Enfim, aos fatos. A imprensa alardeia quase dois mil alunos afetados (contrariamente ao que afirmou a Folha de 7 de novembro), o Ministério Público que tenta cancelar a prova, o ministro Haddad prestes a cair diante de mais esse fiasco. Pois bem, dois mil em 3,4 milhões significa que essa confusão, essa desmoralização, toda essa perda de credibilidade do exame se deve a 0,06% de falha (arredondando para cima). O percentual de falha das urnas nas eleições 2010 foi quase sete vezes maior: 0,4%. Talvez a Grande Imprensa não tenha atentando para esse dado, por isso não pediu a anulação das eleições – esse retumbante e desmoralizante fiasco da democracia brasileira, a se concluir pelo exemplo do Enem. Tomara que ninguém desse pessoal leia esta crônica.

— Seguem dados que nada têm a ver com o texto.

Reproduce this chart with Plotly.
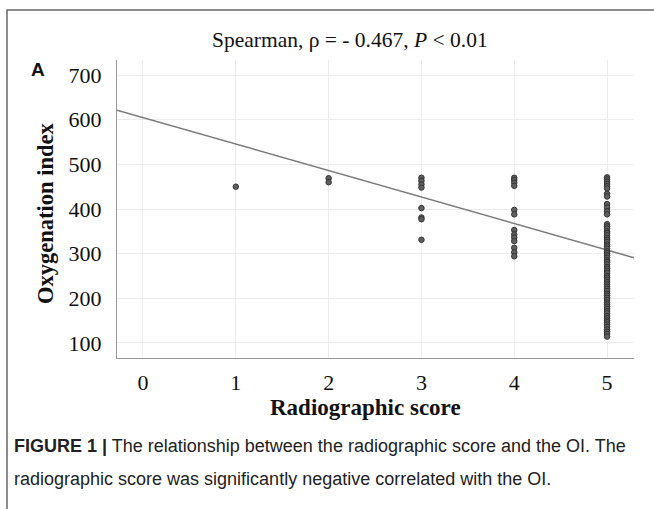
import plotly.graph_objects as go

# ---- data ----
score_1 = [450]
score_2 = [469, 460]
score_3 = [470, 463, 455, 448, 402, 381, 377, 331]
score_4 = [470, 465, 459, 452, 398, 388, 353, 343, 336, 328, 313, 303, 294]
score_5 = [471, 466, 461, 456, 451, 446, 434, 428, 411, 403, 395, 388,
           366, 361, 356, 350, 346, 341, 335, 331, 326, 320, 316, 311, 305,
           301, 296, 291, 285, 281, 276, 270, 266, 261, 256, 250, 246, 241,
           236, 231, 226, 221, 216, 210, 206, 201, 196, 190, 186, 181, 176,
           171, 166, 160, 155, 150, 146, 141, 136, 130, 125, 120, 114]
fit_intercept = 605.0
fit_slope = -59.4
x_ticks = [0, 1, 2, 3, 4, 5]
y_ticks = [100, 200, 300, 400, 500, 600, 700]
x_range = [-0.28, 5.29]
y_range = [66, 734]

xs, ys = [], []
for s, vals in [(1, score_1), (2, score_2), (3, score_3), (4, score_4), (5, score_5)]:
    xs += [s] * len(vals)
    ys += vals

fig = go.Figure()
fig.add_trace(go.Scatter(
    x=x_range, y=[fit_intercept + fit_slope * v for v in x_range],
    mode="lines", line=dict(color="#7a7a7a", width=1.5), hoverinfo="skip"))
fig.add_trace(go.Scatter(
    x=xs, y=ys, mode="markers",
    marker=dict(size=5.5, color="#5f5f5f", line=dict(color="#333333", width=1))))

serif = "Liberation Serif"
W, H = 654, 509
L, R, T, B = 117, 20, 60, 151
pw, ph = W - L - R, H - T - B

def px(x):
    return (x - L) / pw

def py(y):
    return (H - B - y) / ph

fig.update_layout(
    width=W, height=H, showlegend=False,
    margin=dict(l=L, r=R, t=T, b=B),
    paper_bgcolor="white", plot_bgcolor="white",
    xaxis=dict(range=x_range, tickvals=x_ticks, showgrid=True, gridcolor="#ececec",
               gridwidth=1, zeroline=False, showline=True, linecolor="#9a9a9a",
               linewidth=1, ticks="", ticklabelstandoff=5,
               tickfont=dict(family=serif, size=22, color="#111")),
    yaxis=dict(range=y_range, tickvals=y_ticks, showgrid=True, gridcolor="#ececec",
               gridwidth=1, zeroline=False, showline=True, linecolor="#9a9a9a",
               linewidth=1, ticks="", ticklabelstandoff=10,
               tickfont=dict(family=serif, size=22, color="#111")),
    shapes=[dict(type="path", xref="paper", yref="paper",
                 path=f"M {px(7)} {py(515)} L {px(7)} {py(10)} L {px(660)} {py(10)}",
                 line=dict(color="#666", width=1.5))],
    annotations=[
        dict(text="Spearman, ρ = - 0.467, <i>P</i> < 0.01", xref="paper", yref="paper",
             x=px(350), y=py(40), showarrow=False, xanchor="center", yanchor="middle",
             font=dict(family=serif, size=21.5, color="#111")),
        dict(text="<b>A</b>", xref="paper", yref="paper", x=px(38), y=py(70),
             showarrow=False, xanchor="center", yanchor="middle",
             font=dict(family="Liberation Sans", size=19, color="#111")),
        dict(text="<b>Oxygenation index</b>", xref="paper", yref="paper",
             x=px(45), y=py(214), textangle=-90, showarrow=False,
             xanchor="center", yanchor="middle",
             font=dict(family=serif, size=22.5, color="#111")),
        dict(text="<b>Radiographic score</b>", xref="paper", yref="paper",
             x=px(365), y=py(407), showarrow=False, xanchor="center", yanchor="middle",
             font=dict(family=serif, size=23, color="#111")),
        dict(text="<b>FIGURE 1 |</b> The relationship between the radiographic score and the OI. The",
             xref="paper", yref="paper", x=px(12), y=py(446), showarrow=False,
             xanchor="left", yanchor="middle",
             font=dict(family="Liberation Sans", size=18, color="#222")),
        dict(text="radiographic score was significantly negative correlated with the OI.",
             xref="paper", yref="paper", x=px(12), y=py(479), showarrow=False,
             xanchor="left", yanchor="middle",
             font=dict(family="Liberation Sans", size=18, color="#222")),
    ],
)

fig.write_html("out.html", config={"displayModeBar": False},
               post_script="document.body.style.margin='0';")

Diante do clima de conflito binário – o bem contra o mal – que a Grande Imprensa já há algum tempo tenta criar no Brasil (como já criou na Venezuela), anda difícil não tomar partido – por mais que eu, mesmo com muito boa vontade, julgue o governo Lula no quesito educacional mediano (se se parece excepcional é porque a base de comparação foram os inomináveis anos FHC-Paulo Renato). Porém, honestidade deveria ser algo banal e não uma virtude rara – isso a gente se dá conta nas eleições – e, convenhamos, com 0,06% de erro poderíamos dar um selo ISO qualquer de qualidade para o Enem. As virtudes, os méritos e deméritos, a utilidade e se se gosta ou não do exame, isso é outro debate.


Pato Branco, 14 de novembro de 2010.